*** Information shown ***

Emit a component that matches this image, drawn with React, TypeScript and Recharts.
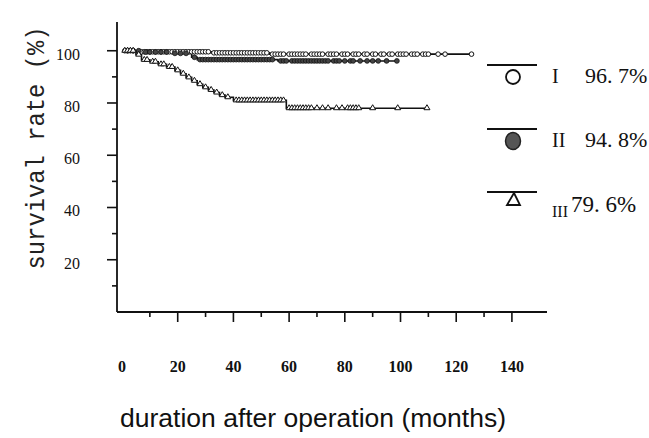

***
*** Information shown ***

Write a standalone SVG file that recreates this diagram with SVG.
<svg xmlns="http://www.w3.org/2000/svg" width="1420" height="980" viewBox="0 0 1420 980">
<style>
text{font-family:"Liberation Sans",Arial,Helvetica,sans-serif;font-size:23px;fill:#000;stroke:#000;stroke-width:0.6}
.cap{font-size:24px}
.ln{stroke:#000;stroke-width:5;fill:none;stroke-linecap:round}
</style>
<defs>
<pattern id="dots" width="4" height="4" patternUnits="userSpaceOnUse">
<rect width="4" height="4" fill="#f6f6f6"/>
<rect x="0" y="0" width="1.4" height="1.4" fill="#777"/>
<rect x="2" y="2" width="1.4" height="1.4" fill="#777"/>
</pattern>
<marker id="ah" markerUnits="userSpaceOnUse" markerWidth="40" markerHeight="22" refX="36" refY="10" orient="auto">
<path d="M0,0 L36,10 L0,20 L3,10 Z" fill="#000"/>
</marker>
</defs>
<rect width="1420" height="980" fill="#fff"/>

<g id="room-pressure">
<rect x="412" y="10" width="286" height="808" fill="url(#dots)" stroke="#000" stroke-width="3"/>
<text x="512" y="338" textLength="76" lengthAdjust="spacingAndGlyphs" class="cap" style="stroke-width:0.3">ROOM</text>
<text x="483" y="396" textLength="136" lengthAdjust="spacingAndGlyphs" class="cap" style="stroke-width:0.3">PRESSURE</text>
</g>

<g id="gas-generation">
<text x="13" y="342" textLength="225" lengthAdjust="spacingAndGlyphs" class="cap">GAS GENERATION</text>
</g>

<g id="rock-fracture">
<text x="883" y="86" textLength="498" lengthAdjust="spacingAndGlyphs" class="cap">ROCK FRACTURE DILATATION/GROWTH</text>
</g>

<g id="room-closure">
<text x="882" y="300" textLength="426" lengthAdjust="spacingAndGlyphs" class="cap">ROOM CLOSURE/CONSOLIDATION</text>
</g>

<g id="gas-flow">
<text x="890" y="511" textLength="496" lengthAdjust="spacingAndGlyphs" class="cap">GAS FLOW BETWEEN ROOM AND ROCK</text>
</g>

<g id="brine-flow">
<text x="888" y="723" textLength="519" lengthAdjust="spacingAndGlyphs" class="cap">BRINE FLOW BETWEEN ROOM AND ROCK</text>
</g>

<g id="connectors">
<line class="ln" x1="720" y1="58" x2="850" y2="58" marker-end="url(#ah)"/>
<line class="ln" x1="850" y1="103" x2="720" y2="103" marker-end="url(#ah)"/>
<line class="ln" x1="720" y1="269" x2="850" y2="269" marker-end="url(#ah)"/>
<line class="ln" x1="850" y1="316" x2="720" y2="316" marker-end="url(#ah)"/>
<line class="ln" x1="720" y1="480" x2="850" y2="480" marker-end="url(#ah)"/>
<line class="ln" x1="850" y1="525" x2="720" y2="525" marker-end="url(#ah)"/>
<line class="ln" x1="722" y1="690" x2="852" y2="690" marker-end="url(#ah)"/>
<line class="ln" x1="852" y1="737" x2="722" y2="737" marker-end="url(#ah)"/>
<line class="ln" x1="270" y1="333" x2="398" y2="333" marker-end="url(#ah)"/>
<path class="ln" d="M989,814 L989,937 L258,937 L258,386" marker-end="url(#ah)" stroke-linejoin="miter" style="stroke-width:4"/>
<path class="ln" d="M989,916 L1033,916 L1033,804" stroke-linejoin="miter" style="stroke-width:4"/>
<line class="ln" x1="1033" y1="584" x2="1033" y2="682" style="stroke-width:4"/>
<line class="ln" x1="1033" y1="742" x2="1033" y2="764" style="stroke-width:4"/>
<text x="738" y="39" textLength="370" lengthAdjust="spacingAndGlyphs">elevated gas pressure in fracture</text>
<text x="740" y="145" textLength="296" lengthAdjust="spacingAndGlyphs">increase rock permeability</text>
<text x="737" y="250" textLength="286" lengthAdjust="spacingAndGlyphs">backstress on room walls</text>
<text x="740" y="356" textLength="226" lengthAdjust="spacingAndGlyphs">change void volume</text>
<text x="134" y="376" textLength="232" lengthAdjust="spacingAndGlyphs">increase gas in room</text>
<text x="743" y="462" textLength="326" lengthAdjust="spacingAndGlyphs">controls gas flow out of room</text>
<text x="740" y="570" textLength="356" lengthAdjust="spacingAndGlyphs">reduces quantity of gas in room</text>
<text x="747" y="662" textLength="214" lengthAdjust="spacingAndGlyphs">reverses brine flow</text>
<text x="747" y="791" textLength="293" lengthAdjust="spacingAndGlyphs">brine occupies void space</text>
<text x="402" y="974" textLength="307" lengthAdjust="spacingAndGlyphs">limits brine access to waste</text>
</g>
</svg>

***
*** Information shown ***

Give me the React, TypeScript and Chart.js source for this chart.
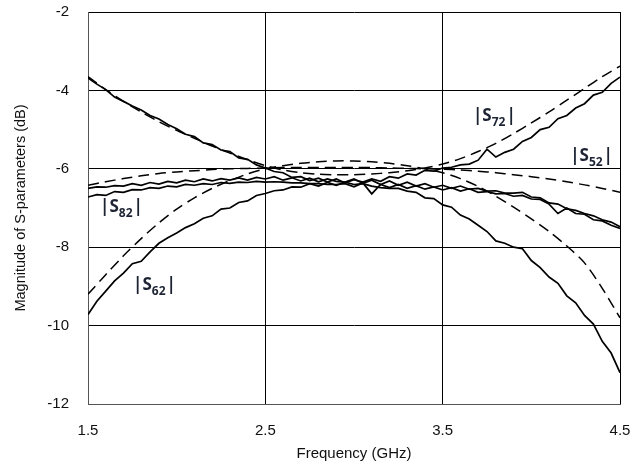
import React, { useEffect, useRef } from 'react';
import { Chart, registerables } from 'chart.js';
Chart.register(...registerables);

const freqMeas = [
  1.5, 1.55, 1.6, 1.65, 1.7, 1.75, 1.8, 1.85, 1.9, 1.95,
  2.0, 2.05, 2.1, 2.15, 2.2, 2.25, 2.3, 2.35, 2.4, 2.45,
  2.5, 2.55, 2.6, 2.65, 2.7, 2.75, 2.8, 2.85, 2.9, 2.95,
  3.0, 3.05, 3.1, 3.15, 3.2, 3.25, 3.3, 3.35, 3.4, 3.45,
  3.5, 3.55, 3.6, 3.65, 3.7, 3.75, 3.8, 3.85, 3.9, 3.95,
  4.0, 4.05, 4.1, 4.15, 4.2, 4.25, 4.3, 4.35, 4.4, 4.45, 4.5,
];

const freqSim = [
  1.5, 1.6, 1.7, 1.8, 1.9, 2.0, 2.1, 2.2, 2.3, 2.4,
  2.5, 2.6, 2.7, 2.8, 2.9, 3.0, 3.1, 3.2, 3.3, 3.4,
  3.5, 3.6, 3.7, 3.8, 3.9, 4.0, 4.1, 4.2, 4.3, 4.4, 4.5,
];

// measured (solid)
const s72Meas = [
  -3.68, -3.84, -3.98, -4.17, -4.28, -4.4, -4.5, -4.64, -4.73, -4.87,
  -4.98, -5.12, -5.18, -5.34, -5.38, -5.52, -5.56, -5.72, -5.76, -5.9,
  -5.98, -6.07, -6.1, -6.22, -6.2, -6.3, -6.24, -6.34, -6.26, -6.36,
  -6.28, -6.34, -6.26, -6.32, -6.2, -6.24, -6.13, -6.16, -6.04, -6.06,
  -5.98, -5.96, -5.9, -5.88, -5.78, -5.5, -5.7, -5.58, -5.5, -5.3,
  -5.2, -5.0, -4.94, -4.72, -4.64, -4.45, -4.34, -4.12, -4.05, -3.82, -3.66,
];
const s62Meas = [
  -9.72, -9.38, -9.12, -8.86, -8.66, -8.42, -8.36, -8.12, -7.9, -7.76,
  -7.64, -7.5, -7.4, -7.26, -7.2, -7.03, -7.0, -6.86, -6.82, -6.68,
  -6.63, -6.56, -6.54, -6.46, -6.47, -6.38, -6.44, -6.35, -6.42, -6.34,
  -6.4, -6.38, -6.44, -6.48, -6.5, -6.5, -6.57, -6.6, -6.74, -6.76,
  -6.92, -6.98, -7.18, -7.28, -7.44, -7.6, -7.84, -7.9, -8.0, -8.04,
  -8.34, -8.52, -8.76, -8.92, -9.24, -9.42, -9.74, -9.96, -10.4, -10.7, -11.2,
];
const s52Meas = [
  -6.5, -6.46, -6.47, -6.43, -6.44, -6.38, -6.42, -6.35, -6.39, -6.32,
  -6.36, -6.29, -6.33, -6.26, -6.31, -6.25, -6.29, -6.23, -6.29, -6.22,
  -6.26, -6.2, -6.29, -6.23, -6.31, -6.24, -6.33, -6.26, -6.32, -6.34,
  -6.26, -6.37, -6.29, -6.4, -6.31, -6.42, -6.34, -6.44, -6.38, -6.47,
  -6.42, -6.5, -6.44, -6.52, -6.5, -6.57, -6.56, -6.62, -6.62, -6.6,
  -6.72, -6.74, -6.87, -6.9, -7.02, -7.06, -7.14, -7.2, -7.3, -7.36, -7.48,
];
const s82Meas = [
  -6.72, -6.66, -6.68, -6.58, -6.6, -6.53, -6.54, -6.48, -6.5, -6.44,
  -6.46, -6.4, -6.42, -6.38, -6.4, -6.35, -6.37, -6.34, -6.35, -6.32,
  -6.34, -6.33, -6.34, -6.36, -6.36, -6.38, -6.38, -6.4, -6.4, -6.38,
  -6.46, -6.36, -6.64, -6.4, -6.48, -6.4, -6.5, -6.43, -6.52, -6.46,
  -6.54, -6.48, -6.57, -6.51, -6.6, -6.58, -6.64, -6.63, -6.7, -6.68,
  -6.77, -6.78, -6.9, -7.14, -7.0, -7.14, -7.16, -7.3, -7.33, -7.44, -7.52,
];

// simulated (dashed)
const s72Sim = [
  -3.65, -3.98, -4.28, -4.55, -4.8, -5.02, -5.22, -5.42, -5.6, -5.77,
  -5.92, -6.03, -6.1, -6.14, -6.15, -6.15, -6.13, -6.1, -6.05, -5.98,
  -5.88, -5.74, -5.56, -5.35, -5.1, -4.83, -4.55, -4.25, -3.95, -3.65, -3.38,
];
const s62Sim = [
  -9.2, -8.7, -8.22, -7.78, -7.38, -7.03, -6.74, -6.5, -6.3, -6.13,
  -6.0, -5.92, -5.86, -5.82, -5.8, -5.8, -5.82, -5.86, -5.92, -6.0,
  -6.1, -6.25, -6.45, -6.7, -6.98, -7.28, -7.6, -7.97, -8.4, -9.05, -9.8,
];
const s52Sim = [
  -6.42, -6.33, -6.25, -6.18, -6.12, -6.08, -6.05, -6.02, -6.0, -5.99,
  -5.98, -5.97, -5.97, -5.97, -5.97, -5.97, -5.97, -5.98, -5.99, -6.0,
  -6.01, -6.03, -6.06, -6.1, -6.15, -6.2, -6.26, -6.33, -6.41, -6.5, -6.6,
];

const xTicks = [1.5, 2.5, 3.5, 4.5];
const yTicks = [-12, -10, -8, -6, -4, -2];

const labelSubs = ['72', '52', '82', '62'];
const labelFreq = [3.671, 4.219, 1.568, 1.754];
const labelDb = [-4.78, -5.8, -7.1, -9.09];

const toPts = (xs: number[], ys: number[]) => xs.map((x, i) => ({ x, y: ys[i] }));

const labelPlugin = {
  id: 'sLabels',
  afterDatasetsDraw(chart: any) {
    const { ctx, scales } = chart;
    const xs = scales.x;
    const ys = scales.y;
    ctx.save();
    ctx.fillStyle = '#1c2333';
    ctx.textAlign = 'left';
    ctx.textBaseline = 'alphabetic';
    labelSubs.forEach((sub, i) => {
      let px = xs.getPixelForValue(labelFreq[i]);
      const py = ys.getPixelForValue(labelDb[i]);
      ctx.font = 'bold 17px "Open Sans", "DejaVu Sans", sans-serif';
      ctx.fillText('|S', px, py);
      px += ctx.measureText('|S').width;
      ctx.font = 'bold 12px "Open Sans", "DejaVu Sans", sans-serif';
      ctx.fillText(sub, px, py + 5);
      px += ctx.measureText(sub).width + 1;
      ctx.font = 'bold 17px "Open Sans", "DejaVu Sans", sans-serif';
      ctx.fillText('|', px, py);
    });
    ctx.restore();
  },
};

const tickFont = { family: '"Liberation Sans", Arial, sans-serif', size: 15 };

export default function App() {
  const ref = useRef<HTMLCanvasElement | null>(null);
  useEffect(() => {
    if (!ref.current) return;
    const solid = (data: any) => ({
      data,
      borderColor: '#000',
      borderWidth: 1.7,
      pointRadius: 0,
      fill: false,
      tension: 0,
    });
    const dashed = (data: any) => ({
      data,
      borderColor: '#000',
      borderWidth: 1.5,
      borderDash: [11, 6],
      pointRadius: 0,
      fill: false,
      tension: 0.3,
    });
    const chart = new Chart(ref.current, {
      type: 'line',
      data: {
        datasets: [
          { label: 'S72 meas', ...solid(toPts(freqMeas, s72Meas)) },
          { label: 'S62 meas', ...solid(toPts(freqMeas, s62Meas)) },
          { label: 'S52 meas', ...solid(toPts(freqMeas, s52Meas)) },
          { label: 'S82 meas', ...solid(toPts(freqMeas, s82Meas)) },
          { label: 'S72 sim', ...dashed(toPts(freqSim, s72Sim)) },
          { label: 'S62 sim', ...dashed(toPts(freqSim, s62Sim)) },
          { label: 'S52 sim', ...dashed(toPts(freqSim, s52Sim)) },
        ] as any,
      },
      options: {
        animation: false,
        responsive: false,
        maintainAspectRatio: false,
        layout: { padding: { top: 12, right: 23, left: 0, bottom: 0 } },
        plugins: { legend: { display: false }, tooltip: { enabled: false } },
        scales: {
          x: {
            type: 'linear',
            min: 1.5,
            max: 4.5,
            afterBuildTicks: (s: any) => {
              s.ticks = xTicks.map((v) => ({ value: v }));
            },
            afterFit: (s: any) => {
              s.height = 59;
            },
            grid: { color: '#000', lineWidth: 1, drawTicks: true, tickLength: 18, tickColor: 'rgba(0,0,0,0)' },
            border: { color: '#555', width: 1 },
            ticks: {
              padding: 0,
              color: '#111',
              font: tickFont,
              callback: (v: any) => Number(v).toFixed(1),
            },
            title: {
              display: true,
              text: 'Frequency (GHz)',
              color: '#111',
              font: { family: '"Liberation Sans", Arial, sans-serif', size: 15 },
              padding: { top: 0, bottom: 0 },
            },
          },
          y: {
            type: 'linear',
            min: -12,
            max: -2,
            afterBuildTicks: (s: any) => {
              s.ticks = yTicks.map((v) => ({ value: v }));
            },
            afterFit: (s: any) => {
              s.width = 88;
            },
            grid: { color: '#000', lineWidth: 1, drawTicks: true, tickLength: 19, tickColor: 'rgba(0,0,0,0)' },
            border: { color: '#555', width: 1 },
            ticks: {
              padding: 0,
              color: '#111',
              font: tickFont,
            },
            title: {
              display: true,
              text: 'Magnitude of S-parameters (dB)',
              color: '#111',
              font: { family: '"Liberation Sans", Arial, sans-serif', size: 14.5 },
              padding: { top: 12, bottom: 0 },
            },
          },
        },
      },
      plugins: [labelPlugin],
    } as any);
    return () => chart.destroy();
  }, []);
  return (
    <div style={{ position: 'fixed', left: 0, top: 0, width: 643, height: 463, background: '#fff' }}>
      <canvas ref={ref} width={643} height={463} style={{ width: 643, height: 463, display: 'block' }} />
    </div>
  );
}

***

▶ Short exercise
Copy out every line holding the string "TypeScript".

▶ Exercise result
Emit a component that matches this image, drawn with React, TypeScript and Recharts.
Give me the React, TypeScript and Chart.js source for this chart.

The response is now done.